Lesley Stahl: Are you saying that the pharmaceutical company's not to blame for how much the patient is paying? You're saying it's the insurance company?

John Castellani: I'm saying the insurance model makes the medicine seem artificially expensive for the patient.

He's talking about the high co-pay for cancer drugs. If you're on Medicare, you pay 20%.

Lesley Stahl: Twenty percent of $11,000 a month is a heck of a lot more than 20% of $5,000 a month.

John Castellani: But why should it be 20% instead of 5%?

Lesley Stahl: Why should it be $11,000 a month?

John Castellani: Because the cost of developing these therapies is so expensive.

Lesley Stahl: Then why did Sanofi cut it in half when they got some bad publicity?

When I saw this story, I almost fell over. How can we not be outraged that one of the largest lobbying organizations in Washington thinks that insurance is making the prices seem artificially high and that if insurance covered more, all would be happy? Covering 80% vs. 95% doesn’t make it seem artificially high – the price they charge for the drug is what makes it seem artificially high! Doesn’t he realize a large part of the problem in this country is the cost of insurance, which is directly related to the cost of goods and services it is paying for?

We have a market in which the incentives are aligned to sell more quantity and at a higher price, which sounds like every single other manufacturer of goods and services in this world. Doesn’t everyone want to sell more of whatever they are making and do so at a higher price? So what keeps this in check almost everywhere else? The answer is simple: the consumer. The consumer does not spend their money if what they are buying does not provide “value” (the intersection of cost and quality). And what speaks louder to someone selling something than no one buying it? But employees generally use none of those metrics when consuming healthcare. If they ever ask about cost, it is “how much do I owe under my health insurance plan?”

"There is no Yelp for healthcare. But part of the reason for that is because there is no demand for that information."

And the metrics? Well let’s face it, we use none. CMS ranks all hospitals on a 5-star system. Patients have a 71% greater likelihood of dying at a 1-star hospital over a 5-star. How man stars did the last hospital have that you walked into? No one has ever been able to answer that and I have asked thousands of people. But they can usually tell me how man stars on Yelp the last burger joint they went to has. Does anyone else see a major problem with this?

We Americans spend wantonly on our healthcare and expect insurance to pay for anything our doctors even hint will make us better, without ever asking about the total cost or alternatives, and then we get mad when our insurance rates go up.
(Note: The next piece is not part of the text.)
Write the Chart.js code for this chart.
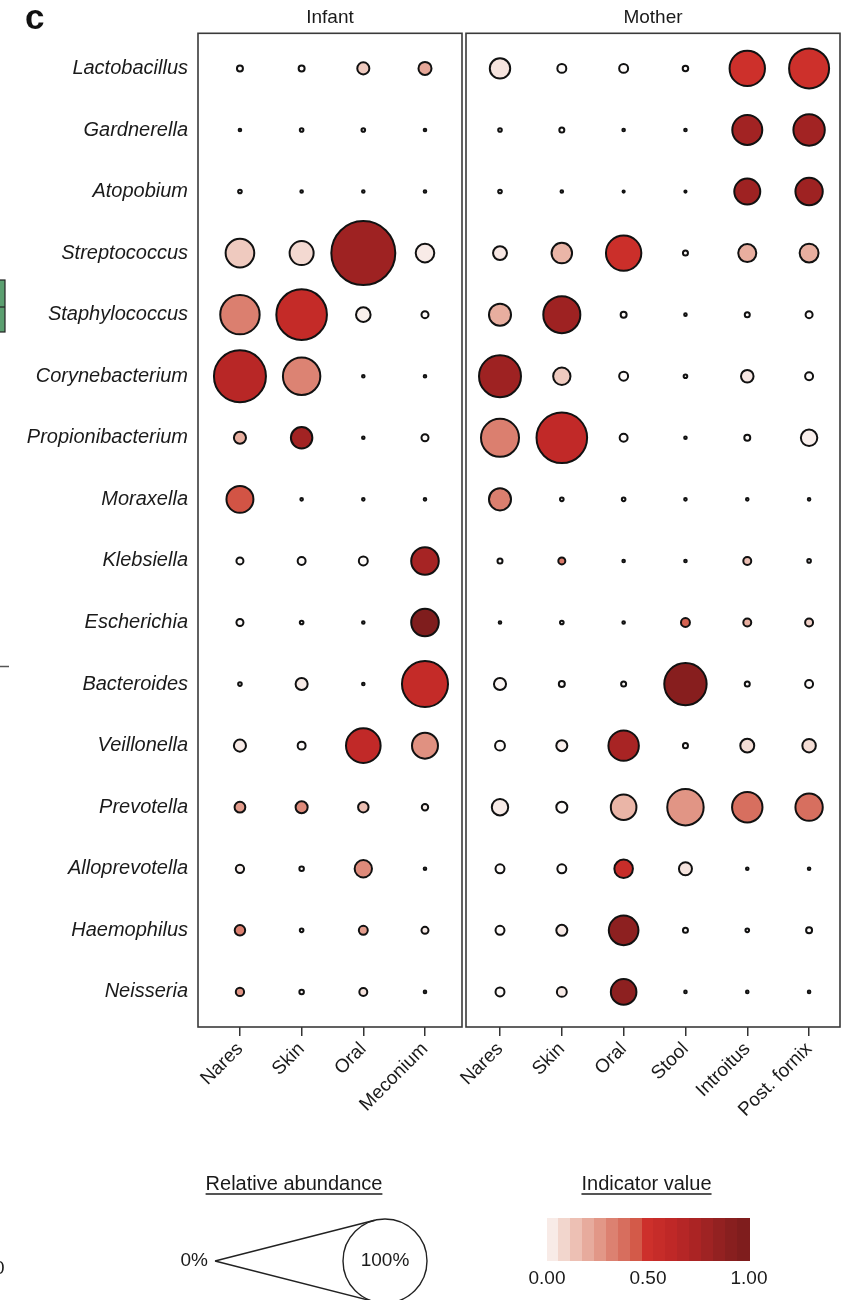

I am not here defending insurance companies. Nor am I claiming insurance is not part of the problem. What I am saying is that our complicated, complex, invasive and expensive health insurance is a result of the problem, not the cause. How can we ever expect insurance to be high quality and low cost when the very thing it is paying for is the opposite?
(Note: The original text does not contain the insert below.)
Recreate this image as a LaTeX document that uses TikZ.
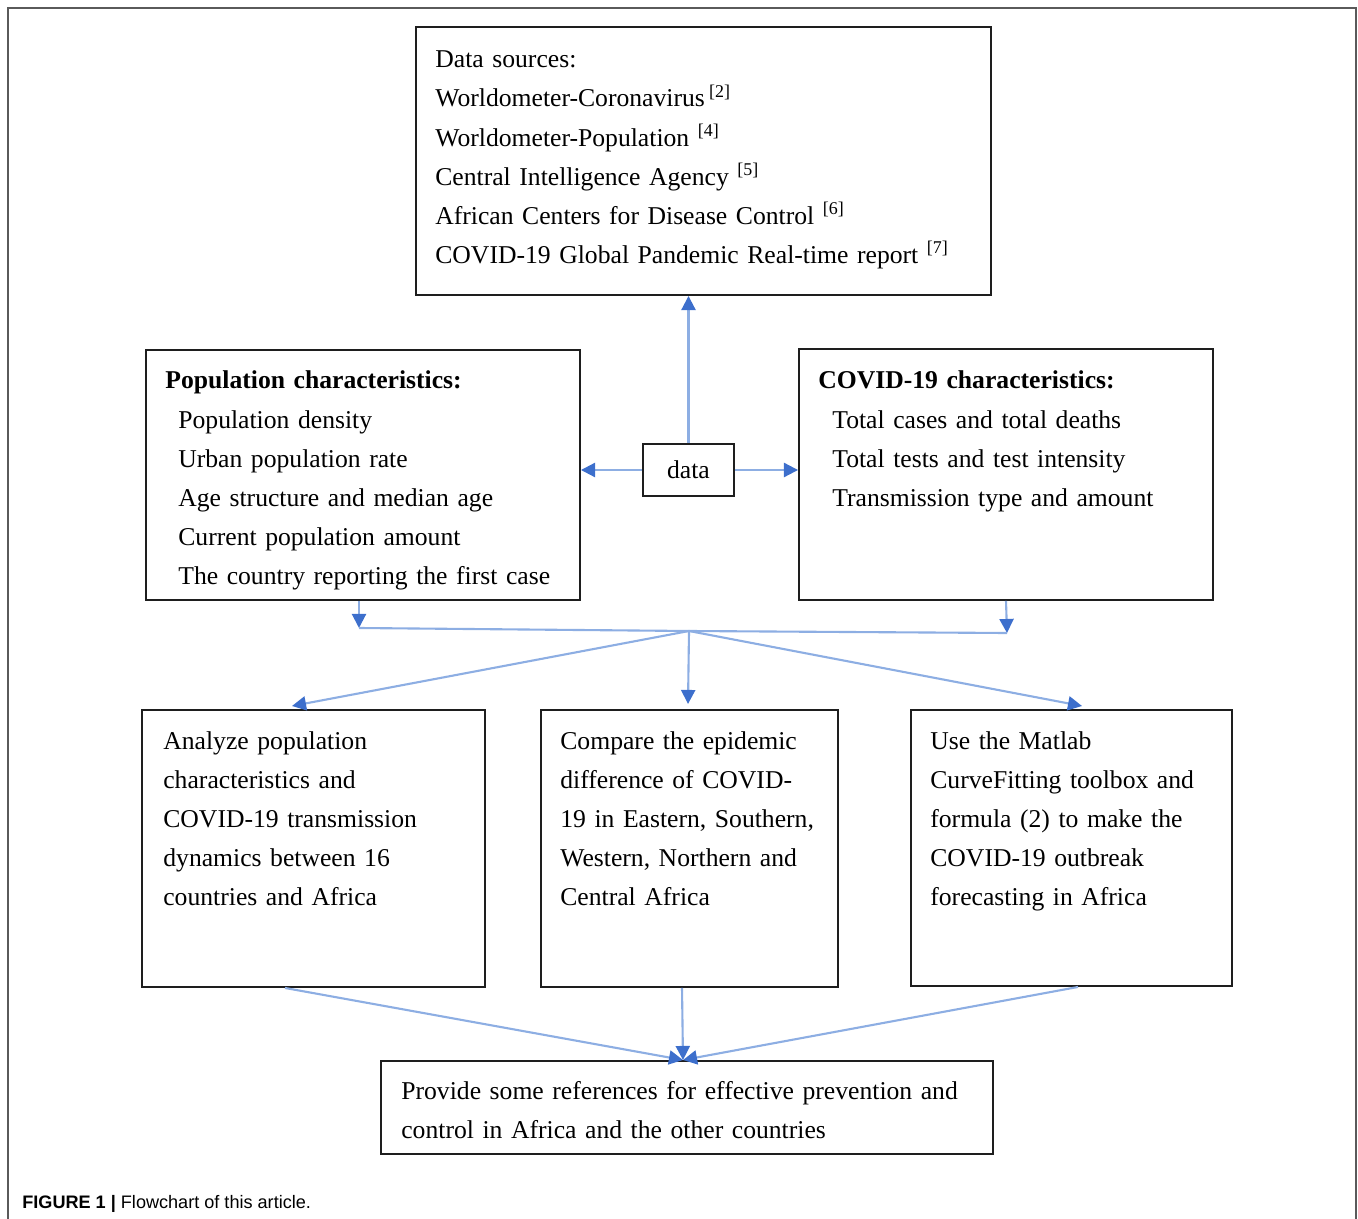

Being a good consumer in the healthcare space is not easy. And of course there are situations where it simply cannot be done (like true emergencies, the elderly, the young, etc.) But if we did it when and where we could, I truly believe the whole system would become more aligned and improve everywhere, and that all would benefit.

I am not saying this is easy. There is no Yelp for healthcare. But part of the reason for that is because there is no demand for that information either. What comes first? The supply of that info or the demand for it? I choose to focus on the demand side. If we refused to consume care until we could be told in advance how well the facility does what we need done and how much they charge, and shopped that around, then innovation would occur that would make that data more readily accessible with consistent comparison metrics. Where else do we buy anything without knowing price and quality? Imagine sitting down at a new restaurant and there are no prices on the menu. When you inquire about what’s good and how much it costs, the server responds with “You’ll find out what’s good after you eat it and how much it costs when you get the bill.” Would you ever order anything?